Micro-Injuries Path to Acupuncture Healing

by Dr. Robert Benhuri, D.Ac – Synergy Wellness Center

Acupuncture is a branch of traditional Chinese medicine that originated around 3,000 years ago. It gradually made its way out of China and across Asia, eventually reaching the rest of the world in the last century.

It aims to both maintain health and treat disease. Acupuncture is completely natural and does not involve any drugs or medication. It works by stimulating the body to heal itself, using its own resources.

Typically, acupuncture is performed by placing fine needles at specific points on the body. These needles are as thin as human hair, sterile and disposed of after a single-use. But how does it work? When the needles are inserted into the skin, the nervous system registers this as a micro-injury. This triggers the brain to release chemicals called endorphins. Although these are produced naturally by the body, they work in a similar way to opiate medication. They have the effect of relieving pain and produce a feeling of calm and well-being.
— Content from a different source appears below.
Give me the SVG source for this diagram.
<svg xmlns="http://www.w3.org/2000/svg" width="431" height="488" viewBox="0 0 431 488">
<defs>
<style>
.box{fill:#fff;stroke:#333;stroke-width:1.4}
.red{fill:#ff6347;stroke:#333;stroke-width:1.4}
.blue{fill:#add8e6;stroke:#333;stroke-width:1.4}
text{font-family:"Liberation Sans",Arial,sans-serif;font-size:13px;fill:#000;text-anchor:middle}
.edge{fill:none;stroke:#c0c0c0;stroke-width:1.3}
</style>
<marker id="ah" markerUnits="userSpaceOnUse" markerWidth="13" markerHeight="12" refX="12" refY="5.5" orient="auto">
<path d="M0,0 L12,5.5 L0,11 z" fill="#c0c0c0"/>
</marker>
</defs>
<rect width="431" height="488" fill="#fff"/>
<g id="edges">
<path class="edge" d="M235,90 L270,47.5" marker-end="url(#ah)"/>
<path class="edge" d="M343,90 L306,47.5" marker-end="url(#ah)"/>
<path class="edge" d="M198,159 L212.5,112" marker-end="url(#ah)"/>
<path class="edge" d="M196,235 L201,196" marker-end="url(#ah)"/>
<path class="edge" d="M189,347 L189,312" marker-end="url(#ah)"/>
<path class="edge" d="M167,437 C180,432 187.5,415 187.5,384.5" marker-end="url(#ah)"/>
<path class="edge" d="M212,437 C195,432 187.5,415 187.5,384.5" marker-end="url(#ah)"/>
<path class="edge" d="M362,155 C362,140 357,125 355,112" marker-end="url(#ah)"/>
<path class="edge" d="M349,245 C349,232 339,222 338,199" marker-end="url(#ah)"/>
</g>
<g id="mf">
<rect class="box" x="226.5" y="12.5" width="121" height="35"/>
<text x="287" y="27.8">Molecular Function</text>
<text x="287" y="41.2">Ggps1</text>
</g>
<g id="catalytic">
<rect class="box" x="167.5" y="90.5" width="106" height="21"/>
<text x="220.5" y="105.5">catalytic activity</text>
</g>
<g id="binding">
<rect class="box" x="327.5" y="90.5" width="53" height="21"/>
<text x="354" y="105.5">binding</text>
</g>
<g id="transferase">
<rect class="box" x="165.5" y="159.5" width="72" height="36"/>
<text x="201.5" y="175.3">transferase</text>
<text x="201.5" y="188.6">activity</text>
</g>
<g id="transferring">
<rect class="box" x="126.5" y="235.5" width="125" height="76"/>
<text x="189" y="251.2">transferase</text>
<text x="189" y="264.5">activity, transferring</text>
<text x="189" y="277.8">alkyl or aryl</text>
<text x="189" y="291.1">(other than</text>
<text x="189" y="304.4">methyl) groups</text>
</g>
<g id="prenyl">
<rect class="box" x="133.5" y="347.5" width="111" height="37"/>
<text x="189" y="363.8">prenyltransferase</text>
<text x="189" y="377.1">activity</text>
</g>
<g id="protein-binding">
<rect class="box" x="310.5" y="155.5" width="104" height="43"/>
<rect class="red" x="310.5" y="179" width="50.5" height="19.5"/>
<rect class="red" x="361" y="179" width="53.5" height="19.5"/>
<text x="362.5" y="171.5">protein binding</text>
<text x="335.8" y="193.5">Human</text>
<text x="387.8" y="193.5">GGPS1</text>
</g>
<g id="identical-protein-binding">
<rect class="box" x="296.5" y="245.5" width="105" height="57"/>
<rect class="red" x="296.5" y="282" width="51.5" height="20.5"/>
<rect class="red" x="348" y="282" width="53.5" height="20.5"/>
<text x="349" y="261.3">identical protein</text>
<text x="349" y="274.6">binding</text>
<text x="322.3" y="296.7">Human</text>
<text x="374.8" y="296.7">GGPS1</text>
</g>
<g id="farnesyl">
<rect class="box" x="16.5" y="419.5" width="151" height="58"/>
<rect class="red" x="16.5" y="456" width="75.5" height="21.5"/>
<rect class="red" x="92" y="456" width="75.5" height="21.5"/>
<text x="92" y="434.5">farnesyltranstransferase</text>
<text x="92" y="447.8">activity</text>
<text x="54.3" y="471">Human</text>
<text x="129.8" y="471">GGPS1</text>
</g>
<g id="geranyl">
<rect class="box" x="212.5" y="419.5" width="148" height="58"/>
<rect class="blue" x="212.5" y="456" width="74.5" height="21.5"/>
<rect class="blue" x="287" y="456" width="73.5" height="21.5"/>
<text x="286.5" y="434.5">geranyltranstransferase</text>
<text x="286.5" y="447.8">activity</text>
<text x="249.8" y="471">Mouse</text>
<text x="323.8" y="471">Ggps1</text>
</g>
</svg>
This micro-injury also acts as a diversion for the brain, distracting it from pain signals elsewhere in the body. Think about when you bang your elbow or stub your toe. Your automatic reaction is to rub it. Without knowing it, you are changing the way in which your nervous system processes the pain signal. Acupuncture works in a similar way.

Acupuncture has repeatedly been clinically shown to improve blood circulation, increasing the rate at which oxygen is supplied to the muscles and organs and speeding up the excretion of toxins. Because of this, it can be used to reduce inflammation, regulate hormone levels and benefit the immune and digestive systems. It also relaxes the muscles, relieving stiffness and discomfort.

As well as relieving pain and improving many physical symptoms, acupuncture also places great importance on the connection between the body and the mind.

One of the major ideas behind it is that any emotional disturbance can result in physical illness and vice versa. To this end, acupuncture regulates the levels of neurotransmitters such as dopamine and serotonin and improves the symptoms of depression and anxiety. It also affects the wavelengths at which the brain functions in a similar way to deep meditation. This helps to reduce stress and improve sleep.